Fiduciary Rule Shows Washington Compromise Can Still Happen

More than a few industry insiders and analysts have tipped their hats to DOL and Labor Secretary Perez for listening carefully to criticism and reshaping some of the most controversial elements of the new fiduciary rule. 

Count Russell Investments directors Jean-David Larson and Sam Ushio among the financial services industry professionals who were grateful to see the Department of Labor (DOL) dial back some elements of its new fiduciary standard.

The final rule isn’t perfect, they stress, but they view it as a genuinely positive next step for the financial services industry and its clients, to be understood in the context of the Obama Administration’s wider effort to boost consumer protections and the stability of the U.S. economy after the 2008 credit crisis. This is clearly becoming one cornerstone of the president’s attempts to solidify his legacy during the waning months of his final term. 

Larson is director of regulatory and strategic initiatives, while Ushio focuses on the firm’s advisory practice management support business. Like others interpreting the final fiduciary rule language emerging this week from the DOL, the pair say it appears that DOL and Labor Secretary Perez made effective use of the nearly 400,000 formal written comments and hundreds of hours of public testimony to shape the rule into an acceptable final form.

“At Russell Investments we really strive to have a global focus,” Larson tells PLANADVISER. “And from that perspective, we have seen this rule change as a matter of when, not if, for a long time now. The U.K. and Australia have similarly moved in recent years to strengthen advice standards, and it truly was only a matter of time before the movement took hold here.”  

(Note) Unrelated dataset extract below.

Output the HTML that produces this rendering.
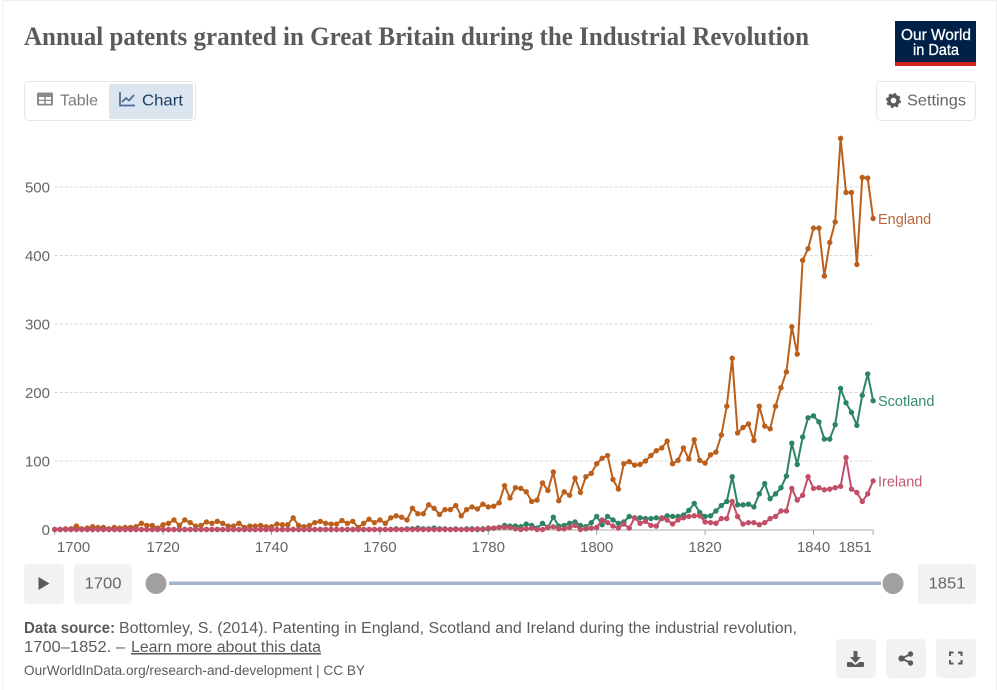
<!DOCTYPE html>
<html lang="en">
<head>
<meta charset="utf-8">
<title>Annual patents granted in Great Britain during the Industrial Revolution</title>
<style>
html,body{margin:0;padding:0;background:#fff;}
body{width:997px;height:690px;overflow:hidden;}
svg{display:block;font-family:"Liberation Sans",sans-serif;}
</style>
</head>
<body>
<svg id="page" width="997" height="690" viewBox="0 0 997 690" xmlns="http://www.w3.org/2000/svg">
  <rect x="3" y="0.5" width="993.5" height="695" fill="#fff" stroke="#efefef"/>
  <text x="24" y="45" font-family="'Liberation Serif',serif" font-weight="700" font-size="26.500" fill="#5b5b5b" textLength="785" lengthAdjust="spacingAndGlyphs">Annual patents granted in Great Britain during the Industrial Revolution</text>

  <g>
    <rect x="895" y="21" width="81" height="45" fill="#002147"/>
    <rect x="895" y="62" width="81" height="4" fill="#ce261e"/>
    <text x="901" y="40" font-size="15.500" fill="#fff" stroke="#fff" stroke-width="0.300" textLength="70" lengthAdjust="spacingAndGlyphs">Our World</text>
    <text x="913" y="55" font-size="15.500" fill="#fff" stroke="#fff" stroke-width="0.300" textLength="46" lengthAdjust="spacingAndGlyphs">in Data</text>
  </g>

  <g>
    <rect x="24.500" y="81.500" width="171" height="39" rx="4" fill="#fff" stroke="#e7e7e7"/>
    <g>
      <g>
        <rect x="37" y="92.500" width="16" height="13" rx="1.500" fill="#8a8a8a"/>
        <rect x="39" y="97" width="5.200" height="2.800" fill="#fff"/><rect x="45.800" y="97" width="5.200" height="2.800" fill="#fff"/>
        <rect x="39" y="101" width="5.200" height="2.800" fill="#fff"/><rect x="45.800" y="101" width="5.200" height="2.800" fill="#fff"/>
      </g>
      <text x="60" y="105.500" font-size="16" fill="#7a7a7a" textLength="38" lengthAdjust="spacingAndGlyphs">Table</text>
    </g>
    <g>
      <rect x="109" y="84" width="84" height="35" rx="2" fill="#dbe5f0"/>
      <path d="M120 92v13.500h15M122 102l4-4 3 2.500 5-5.500" fill="none" stroke="#4b6a8e" stroke-width="1.700"/>
      <text x="142" y="105.500" font-size="16" fill="#1d3d63" textLength="41" lengthAdjust="spacingAndGlyphs">Chart</text>
    </g>
  </g>

  <g>
    <rect x="876.500" y="81.500" width="99" height="39" rx="4" fill="#fff" stroke="#e7e7e7"/>
    <g>
      <circle cx="893.500" cy="100.500" r="4.500" fill="none" stroke="#5b5b5b" stroke-width="3.400"/>
      <circle cx="893.500" cy="100.500" r="6.500" fill="none" stroke="#5b5b5b" stroke-width="2" stroke-dasharray="2.700 2.400"/>
    </g>
    <text x="907" y="105.500" font-size="16" fill="#666" textLength="59" lengthAdjust="spacingAndGlyphs">Settings</text>
  </g>

  <g id="grid"></g>
  <g id="xaxis"></g>
  <g id="series"></g>

  <g>
    <g>
      <rect x="24" y="564" width="40" height="40" rx="4" fill="#f2f2f2"/>
      <path d="M38.500 577v13l11-6.500z" fill="#5b5b5b"/>
    </g>
    <g>
      <rect x="74" y="564" width="58" height="40" rx="4" fill="#f2f2f2"/>
      <text x="84.500" y="588.500" font-size="15.500" fill="#666" textLength="37" lengthAdjust="spacingAndGlyphs">1700</text>
    </g>
    <rect x="169" y="581.500" width="712" height="3.500" fill="#a4b5c8"/>
    <circle cx="156" cy="583.500" r="10.500" fill="#a0a0a0"/>
    <circle cx="893" cy="583.500" r="10.500" fill="#a0a0a0"/>
    <g>
      <rect x="918" y="564" width="58" height="40" rx="4" fill="#f2f2f2"/>
      <text x="928.500" y="588.500" font-size="15.500" fill="#666" textLength="37" lengthAdjust="spacingAndGlyphs">1851</text>
    </g>
  </g>

  <g>
    <text x="24" y="633" font-size="15.500" font-weight="700" fill="#5b5b5b" textLength="91" lengthAdjust="spacingAndGlyphs">Data source:</text>
    <text x="119" y="633" font-size="15.500" fill="#5b5b5b" textLength="678" lengthAdjust="spacingAndGlyphs">Bottomley, S. (2014). Patenting in England, Scotland and Ireland during the industrial revolution,</text>
    <text x="24" y="652" font-size="15.500" fill="#5b5b5b" textLength="101" lengthAdjust="spacingAndGlyphs">1700–1852. –</text>
    <text x="131" y="652" font-size="15.500" fill="#5b5b5b" text-decoration="underline" textLength="190" lengthAdjust="spacingAndGlyphs">Learn more about this data</text>
    <text x="24" y="675" font-size="14" fill="#5b5b5b" textLength="341" lengthAdjust="spacingAndGlyphs">OurWorldInData.org/research-and-development | CC BY</text>
  </g>

  <g>
    <rect x="836" y="639" width="40" height="39" rx="4" fill="#f2f2f2"/>
    <path d="M853.500 651h4v6h3.500l-5.500 6-5.500-6h3.500zM848 662h3.500l4 3 4-3h3.500a1 1 0 0 1 1 1v3a1 1 0 0 1-1 1h-15a1 1 0 0 1-1-1v-3a1 1 0 0 1 1-1z" fill="#5b5b5b"/>
  </g>
  <g>
    <rect x="886" y="639" width="40" height="39" rx="4" fill="#f2f2f2"/>
    <g fill="#5b5b5b" stroke="#5b5b5b">
      <path d="M901.500 658.500l9.500-4.500M901.500 658.500l9.500 4.500" stroke-width="2" fill="none"/>
      <circle cx="901.500" cy="658.500" r="2.600"/><circle cx="910.500" cy="654" r="2.200"/><circle cx="910.500" cy="663" r="2.200"/>
    </g>
  </g>
  <g>
    <rect x="936" y="639" width="40" height="39" rx="4" fill="#f2f2f2"/>
    <path d="M950 656v-3.500h3.500M958 652.500h3.500v3.500M961.500 660v3.500H958M953.500 663.500H950V660" fill="none" stroke="#5b5b5b" stroke-width="2"/>
  </g>
</svg>
<script>
const years = [1700,1701,1702,1703,1704,1705,1706,1707,1708,1709,1710,1711,1712,1713,1714,1715,1716,1717,1718,1719,1720,1721,1722,1723,1724,1725,1726,1727,1728,1729,1730,1731,1732,1733,1734,1735,1736,1737,1738,1739,1740,1741,1742,1743,1744,1745,1746,1747,1748,1749,1750,1751,1752,1753,1754,1755,1756,1757,1758,1759,1760,1761,1762,1763,1764,1765,1766,1767,1768,1769,1770,1771,1772,1773,1774,1775,1776,1777,1778,1779,1780,1781,1782,1783,1784,1785,1786,1787,1788,1789,1790,1791,1792,1793,1794,1795,1796,1797,1798,1799,1800,1801,1802,1803,1804,1805,1806,1807,1808,1809,1810,1811,1812,1813,1814,1815,1816,1817,1818,1819,1820,1821,1822,1823,1824,1825,1826,1827,1828,1829,1830,1831,1832,1833,1834,1835,1836,1837,1838,1839,1840,1841,1842,1843,1844,1845,1846,1847,1848,1849,1850,1851];
const england = [0,0,1,1,5,1,2,4,3,3,1,3,2,3,3,4,9,6,6,2,7,9,14,6,14,10,5,6,11,9,12,9,5,5,9,3,5,5,6,4,4,8,7,7,17,6,4,6,10,12,9,8,8,13,9,12,3,9,15,10,14,9,17,20,18,14,31,23,23,36,31,22,29,29,35,20,29,33,30,37,33,34,39,64,46,61,60,55,41,43,68,57,84,42,55,50,75,54,77,82,96,104,108,73,59,96,99,94,95,100,108,115,119,129,96,101,119,103,131,101,97,109,113,138,180,250,141,149,154,130,180,151,147,180,207,230,296,256,393,410,440,440,370,419,449,571,492,492,387,514,513,454];
const scotland = [0,0,0,0,0,0,0,0,0,0,0,0,0,0,0,0,0,0,0,0,0,0,0,0,0,0,0,0,0,0,0,0,0,0,0,0,0,0,0,0,0,0,0,0,0,0,0,0,0,0,0,0,0,0,0,0,0,0,0,0,0,0,0,1,0,1,1,2,1,1,2,1,1,0,1,0,1,1,0,1,1,2,3,6,5,5,4,8,6,2,9,3,18,5,6,9,11,6,4,10,19,7,19,14,9,11,19,17,17,16,16,17,16,20,19,19,21,28,38,25,19,20,27,35,41,77,36,36,37,33,52,67,45,52,61,78,126,95,135,163,166,157,132,132,153,206,185,171,152,196,227,188];
const ireland = [0,0,0,0,0,0,0,0,0,0,0,0,0,0,0,0,0,0,0,0,0,0,0,0,0,0,0,0,0,0,0,0,0,0,0,0,0,0,0,0,0,0,0,0,0,0,0,0,0,0,0,0,0,0,0,0,0,0,0,0,0,0,0,0,0,0,0,0,0,0,0,0,0,0,0,0,0,0,1,0,2,2,3,3,3,1,0,1,2,0,0,3,4,1,1,3,6,0,1,2,3,14,10,5,2,8,2,17,9,12,6,5,17,14,8,14,17,19,20,20,11,10,9,16,16,41,19,8,10,10,7,10,16,19,27,27,60,43,50,77,60,61,58,59,61,63,105,59,54,41,52,71];
const yTicks = [0,100,200,300,400,500];
const xTicks = [1700,1720,1740,1760,1780,1800,1820,1840,1851];
const seriesNames = ['England','Scotland','Ireland'];

const svgNS = 'http://www.w3.org/2000/svg';
const seriesValues = [england, scotland, ireland];
const seriesColors = ['#bb5f1a', '#2c8465', '#c14f68'];
const labelColors = ['#b9683a', '#3c8a70', '#c2596f'];

function xScale(year) { return 54.7 + (year - 1700) * 5.42; }
function yScale(v) { return 529.5 - v * 0.685; }
function xLabelPos(year) {
  if (year === 1700) return 73.5;
  if (year === 1851) return 855;
  return xScale(year);
}
function make(tag, attrs, text) {
  const el = document.createElementNS(svgNS, tag);
  Object.keys(attrs).forEach(function (k) { el.setAttribute(k, attrs[k]); });
  if (text !== undefined) el.textContent = text;
  return el;
}

const gridG = document.getElementById('grid');
yTicks.forEach(function (t) {
  if (t !== 0) {
    const line = make('line', {x1: 54.7, x2: xScale(1851), y1: yScale(t), y2: yScale(t), stroke: '#d8d8d8', 'stroke-dasharray': '3 2'});
    
    
    gridG.appendChild(line);
  }
  const lab = make('text', {x: 50, y: yScale(t) + 5.5, 'text-anchor': 'end', 'font-size': 15, fill: '#666'}, String(t));
  
  
  gridG.appendChild(lab);
});

const xG = document.getElementById('xaxis');
const axisLine = make('line', {x1: 54.7, x2: xScale(1851), y1: 530, y2: 530, stroke: '#a9a9a9'});


xG.appendChild(axisLine);
xTicks.forEach(function (t) {
  const tick = make('line', {x1: xScale(t), x2: xScale(t), y1: 530, y2: 535, stroke: '#a9a9a9'});
  
  
  xG.appendChild(tick);
  const lab = make('text', {x: xLabelPos(t), y: 552, 'text-anchor': 'middle', 'font-size': 15, fill: '#666'}, String(t));
  
  
  xG.appendChild(lab);
});

const seriesG = document.getElementById('series');
seriesValues.forEach(function (vals, s) {
  const g = make('g', {fill: seriesColors[s], stroke: 'none'});
  
  
  const pts = vals.map(function (v, i) { return xScale(years[i]).toFixed(2) + ',' + yScale(v).toFixed(2); }).join(' ');
  const line = make('polyline', {points: pts, fill: 'none', stroke: seriesColors[s], 'stroke-width': 2, 'stroke-linejoin': 'round'});
  
  
  g.appendChild(line);
  vals.forEach(function (v, i) {
    const dot = make('circle', {cx: xScale(years[i]), cy: yScale(v), r: 2.7});
    
    
    g.appendChild(dot);
  });
  seriesG.appendChild(g);
  const lastValue = vals[vals.length - 1];
  const label = make('text', {x: 878, y: yScale(lastValue) + 5.5, 'font-size': 14.5, fill: labelColors[s]}, seriesNames[s]);
  
  
  seriesG.appendChild(label);
});
</script>
</body>
</html>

For this reason, Larson says Russell Investments was able to “engage early and often” with the DOL and other stakeholders inside and outside government. “Going from what was proposed to where we are now, it’s a big step,” he says. “It’s a real victory for both the industry and the DOL.” A growing list of financial services firms have echoed this sentiment, such that there has clearly been much less initial criticism of the final rule compared with the two proposed versions from 2015 and 2010. 

Ushio adds that the DOL’s new presentation of the final rule “clearly has adjustments that are going to help mitigate unintended impacts on both the retail and institutional advice markets. The final rule is much more clear that, rather than prescriptively requiring one business model or another, the DOL is interested in assuring advisers adhere to the best-interest standard when dealing with clients. That is the North Star the Secretary has talked about.”

As Ushio and Larson read the final rule, “obviously there’s still going to be a benefit from the regulatory compliance perspective to doing more level-fee and flat-fee business.” But, they say, it also appears that “commissions and sales fees will still absolutely be a viable way of doing business, so long as the best-interest standard is maintained.” Ushio adds: “There may very well be cases, based on the factors such as the size of the client or their particular interests, where a commission-based fee is the right way to go. The final rule makes this clear. Commissions will not be disappearing overnight.”

NEXT: CFA Institute weighs in 

Speaking with PLANADVISER, Jim Allen, head of capital markets policy in the Americas at CFA Institute, also voiced support for the flexible-but-determined approached embodied by the DOL under Secretary Perez.

“I think from our perspective at CFA institute, the most important part in all of this rulemaking and the associated debate is that we maintain a direction towards ensuring that the end investors are given the primary place in our industry,” Allen says. “That is the most important message we have, and it really seems that the DOL and Secretary Perez share that goal. So overall this is a good step, we’re very happy to see that the number of fiduciary advisers will substantially increase.”

Allen agrees with the others that “many of the technical changes we felt may have been needed have apparently been made,” for example increasing the implementation period to 21 months and cutting some requirements that brokers provide forward-looking performance projections on certain products.

“The eight month implementation people were talking about before the final rule language came down was going to be really tight for a lot of firms,” Allen explains. “They were feeling that they would simply have to turn on a dime and make some really challenging decisions really quickly. Now, with the longer implementation period, there is much more space for firms to come up with a thoughtful response.”

Allen also agrees with Ushio and Larson that a lot remains to be seen in terms of how firms will comply and how the industry will ultimately deal with new basic standards for how advisers can get paid and speak with clients. 

“We had some issues with the complexity of this rulemaking, and that complexity is obviously still there,” Allen concludes. “The complexity is probably unavoidable, given the DOL’s objectives and the interests of the industry to avoid complete disruption. It’s a function of trying to improve the standards of client care while simultaneously permitting entities with potentially conflicted models to keep doing business. The complexity comes because there is still a legitimate role for both fiduciary and non-fiduciary advice, and the DOL knows this.”